I've been working like mad on my PhD while I've been looking for a job, and now I'm writing a chapter about the properties a communication simulation needs to have in order to be analogous to the real world. I don't want to give too many examples -- because I don't want to taint your suggestions -- but I'm thinking that simulations must deal with things like:
- Time. No cause and effect without time, so it's pretty fundamental. Plus, I doubt the human brain can even conceive of a world without time.
- Space. Most useful simulations will have something analogous to physical space, for objects to exist in and move through.
- Tasks. Simulations must have tasks to be completed, or they're useless.
- Objects. Something has to do the acting and moving and learning.
And then there are concepts with more specificity:
- Resources. Types of objects that are required to complete a task. Are they scarce? Are there an infinite number?

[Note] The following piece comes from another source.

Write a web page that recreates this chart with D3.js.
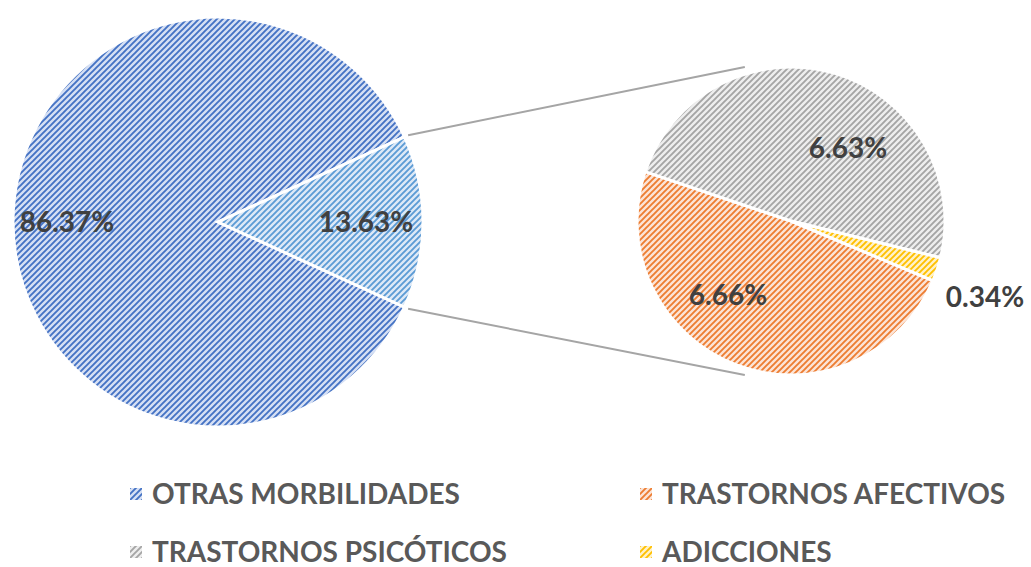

- Feedback loops. In real life, success leads to more success.
- Aging, death, birth.
- Types of knowledge. Where things are. The states of other agents. How tasks are completed.
- Indirection. John says that Jane said that Tim said that John is dead.
- Truthfulness. Some people lie, and some are just mistaken, but either way not all signals are correct.
And so forth. I've got a huge list of things to be considered, but I'd like to hear your suggestions. What properties of real life are important for a simulation of Distributed Autonomous Communicators?